The company can't ask you to do it. The certificate holder may not assign you to more duty nor to more flight time, and even if they do, you can't accept such an assignment. However, you can volunteer to make the flight (and this is an important technicality). Let's say you have a two hour flight to get home, meaning you will end up having flown 12 hours all told in the previous 24. Those two hour are done after your duty to the company has ended. They'll count against future flying (because it is commercial flying), but not against your past flying...duty's over, so this flying doesn't apply to the duty which has already ended.
This also doesn't mean you need sixteen hours of rest...becuase this isn't an operation assigned by the certificate holder. Your rest doesn't begin until you get home, but you don't need additional rest, either.
Now, change that a little. Let's say you're a regularly scheduled crew with a 14 hour duty day, and you've flown 10 hours by the time you hit hour twelve of your duty. You have two more hours of duty, and the company needs the airplane home. You make the flight, which lasts 60 minutes...and now you need sixteen hours of rest following the completion of the flight.
In all cases, the single biggest overriding regulatory issue, and the one which will be universally invoked during enforcement procedings if you do get yourself in trouble, will be 14 CFR 91.13. It's invoked in every single legal interpretation on the subject, and included in every legal action taken against a certificate holder or flight crewmember where rest requirements are compromised. 91.13 is, of course, careless and reckless operation, and you'll find that thrown at you in a heartbeat even if you're legal, if an inspector believes you've flown unsafely, tired, or pushed reasonable limits.
Just to muddy the waters a little more, my opinion is that the pax only pay for the leg they fly.
No water muddied there, because it's not relevant. You're getting paid to make the flight, and therefore you've engaged in commercial flying (which can still apply even if you don't get paid, but log the time...subject of another discussion for another time). It's commercial flying, regardless of whether the customer paid for the leg or not.
Why then would a reposition leg be considered as "paid for" by a customer since they could care less where you go next, or where you are coming from?
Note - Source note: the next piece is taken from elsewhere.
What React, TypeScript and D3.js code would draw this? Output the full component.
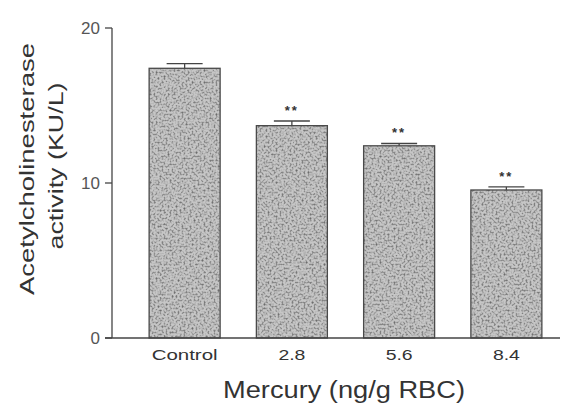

Again, irrelevant, because YOU'RE getting paid. It's commercial flight time. However, regardless of whether a customer pays for a leg or not, this doesn't change the ability to operate under Part 91 when no persons or property are carried between point A and B for compensation or hire. A tail end ferry without the passenger or his posessions on board can be very easily performed under Part 91, regardless of whether the customer pays for that leg or not...because who is paying isn't relevant to the question of duty or the regulation under which the flight is operated.
Simply because you make a flight on behalf of a client doesn't make it a 135 flight.
My only question was if 91 commercial flying is included in the lookback to determine if 16 HR rest is required if you have flown 11+ hrs., however you got there.
Depends. If that 91 commercial flying was done by assignment of the certificate holder, then yes it is included in the lookback and does determine the prospective rest to follow the duty and flight operation.
If that 91 commercial flying was performed after your duty to act for the company had ended, then no, it's not part of the lookback (but does apply looking "forward," in that it applies to your next look back cycle)...and doesn't increase your prospective post-duty rest cycle.